The honest comparison with cheaper Southeast Asian options: Bali is slightly cheaper for rent but has unreliable infrastructure and no local market. Ho Chi Minh City has comparable costs and a strong developer talent pool, but the visa situation is worse. Bangkok hits the sweet spot of cost, infrastructure, talent, and quality of life better than any alternative in the region.

Visas that actually work for founders

Thailand's visa situation has improved dramatically for tech founders, though it remains more complex than "show up and stay."

The Long-Term Resident (LTR) visa is the headline option. Announced in 2022, it gives qualified applicants a 10-year stay, the right to work, and a reduced personal income tax rate of 17% (down from the standard progressive rate that tops out at 35%). The catch: you need to demonstrate either $80,000+ annual income or a significant investment in Thai government bonds, property, or Thai startups. For founders with existing revenue or savings, this is a strong option.

The SMART visa targets tech professionals and startup founders specifically. The T (Talent) and S (Startup) categories let you stay for up to four years with work authorization. The startup track requires endorsement from a Thai government agency — the National Innovation Agency or Digital Economy Promotion Agency usually. The process involves paperwork and patience, but it's a legitimate pathway.

The standard options — tourist visa exemptions, education visas, Thai Elite visa (essentially buying residency for a lump sum) — all work but each has tradeoffs. The Elite visa is the simplest: pay the fee and you get 5, 10, or 20 years of hassle-free entry. No work authorization, but many remote founders use it without issues.

The practical reality: most international founders in Bangkok are on some combination of tourist visa exemptions, border runs, and Elite visas while they figure out whether they're staying long-term. Once committed, the LTR or SMART visa makes the arrangement permanent and legal.

Where the international community actually gathers

Bangkok has no shortage of tech events. The challenge is filtering signal from noise. Most "networking events" are either crypto promotion parties or corporate-sponsored panels where nobody says anything useful.

The events worth attending: smaller founder meetups organized by actual founders. Techsauce hosts the largest annual conference, which is useful for meeting the Thai corporate and VC scene. Startup Grind Bangkok and Google for Startups events draw a solid mix of local and international founders. The monthly meetups at various coworkings — Hubba, AIS The StartUp, True Digital Park's event space — tend to be more practical and less performative.

Coworkings function as informal community hubs. The most active ones for international founders: Hubba (the original Bangkok coworking, strong community feel), The Hive (multiple locations, good infrastructure), and the spaces in True Digital Park. Each attracts a slightly different crowd, so try a day pass at two or three before committing to a monthly plan.
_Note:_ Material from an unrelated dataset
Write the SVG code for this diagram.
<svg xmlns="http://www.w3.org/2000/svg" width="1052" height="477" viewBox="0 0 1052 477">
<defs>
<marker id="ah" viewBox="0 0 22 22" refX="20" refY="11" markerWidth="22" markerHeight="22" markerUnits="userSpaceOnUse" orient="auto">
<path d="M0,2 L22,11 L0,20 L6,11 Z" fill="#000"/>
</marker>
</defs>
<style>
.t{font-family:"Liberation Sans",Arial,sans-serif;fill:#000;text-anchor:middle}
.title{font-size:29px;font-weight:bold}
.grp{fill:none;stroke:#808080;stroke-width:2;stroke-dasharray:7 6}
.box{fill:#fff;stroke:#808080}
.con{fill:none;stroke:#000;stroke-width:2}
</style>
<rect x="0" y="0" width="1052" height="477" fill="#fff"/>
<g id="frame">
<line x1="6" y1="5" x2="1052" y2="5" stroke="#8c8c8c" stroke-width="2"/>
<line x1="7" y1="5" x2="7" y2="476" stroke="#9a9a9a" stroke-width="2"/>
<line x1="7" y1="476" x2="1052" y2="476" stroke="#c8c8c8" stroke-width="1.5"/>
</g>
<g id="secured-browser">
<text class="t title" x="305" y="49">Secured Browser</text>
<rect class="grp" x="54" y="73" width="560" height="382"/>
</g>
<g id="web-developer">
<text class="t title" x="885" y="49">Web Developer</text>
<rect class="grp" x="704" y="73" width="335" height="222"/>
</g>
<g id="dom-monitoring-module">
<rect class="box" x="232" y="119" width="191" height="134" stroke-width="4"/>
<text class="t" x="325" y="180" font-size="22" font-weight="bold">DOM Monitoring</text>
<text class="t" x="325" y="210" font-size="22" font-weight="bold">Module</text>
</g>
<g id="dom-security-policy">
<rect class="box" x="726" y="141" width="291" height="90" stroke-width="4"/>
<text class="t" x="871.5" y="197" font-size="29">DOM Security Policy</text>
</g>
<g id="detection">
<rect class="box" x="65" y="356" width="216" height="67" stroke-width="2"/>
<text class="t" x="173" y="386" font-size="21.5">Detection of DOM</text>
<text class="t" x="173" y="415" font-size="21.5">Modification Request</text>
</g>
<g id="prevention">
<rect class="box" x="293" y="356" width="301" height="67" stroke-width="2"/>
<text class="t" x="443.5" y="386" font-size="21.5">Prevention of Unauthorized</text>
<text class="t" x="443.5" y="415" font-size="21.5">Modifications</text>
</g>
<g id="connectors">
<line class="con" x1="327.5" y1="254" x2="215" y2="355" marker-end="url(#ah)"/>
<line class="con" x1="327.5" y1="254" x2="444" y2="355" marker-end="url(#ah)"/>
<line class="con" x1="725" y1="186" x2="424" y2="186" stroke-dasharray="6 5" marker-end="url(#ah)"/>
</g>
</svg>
The Telegram and LINE groups are where the day-to-day community operates. Event announcements, hiring posts, "does anyone know a good lawyer" questions, introductions — it all flows through messaging. The Unicorn Embassy Bangkok chat is where the international founder community connects. Join, introduce yourself, say what you're building.

Thai banking and business setup

Opening a Thai bank account as a foreigner is possible but requires patience. Most banks want to see a work permit or long-term visa. Some branches of Bangkok Bank and Kasikorn Bank will open accounts for foreigners with just a passport and a local address — but which branch, on which day, depends on the individual officer. Sound familiar? This is a pattern across Southeast Asia.

Setting up a Thai company (a "BOI company" if you're going through the Board of Investment, or a standard limited company) is more structured. Foreign ownership rules in Thailand are strict: without BOI approval, foreigners can own at most 49% of a Thai company. The BOI pathway removes this restriction for promoted activities, which include most tech and software businesses. The process takes weeks to months but results in a legitimate corporate entity with full foreign ownership, work permits for founders, and tax benefits.

Many international founders skip the Thai entity entirely and run their business through a Singapore, Hong Kong, or US company while living in Bangkok. This is common and works fine for companies selling outside Thailand. If you're selling to Thai customers or hiring Thai employees at scale, a local entity becomes necessary.

Why Bangkok, why now

Bangkok's moment is a function of three converging trends. Southeast Asia's digital economy is growing 20%+ year over year. Thailand's government has decided — for real this time, with money and policy behind it — to attract tech talent and companies. And the global shift toward distributed teams has made it socially and professionally acceptable to run a company from anywhere.

The founders who are here now are not tourists. They're building fintech products for underbanked populations across Southeast Asia. They're running SaaS companies selling to Thai and regional enterprises. They're building AI tools trained on Thai and Southeast Asian languages. The problems they're solving are specific, the markets are large, and the competition is thin compared to saturated Western markets.

Bangkok is not a finished startup city in the way Singapore or London is. That's the point. The infrastructure is being built. The networks are forming. The founders who show up now and participate actively — not just work from a cafe with headphones on — will be the ones who shape what the ecosystem becomes. There is a window for this, and it's open right now.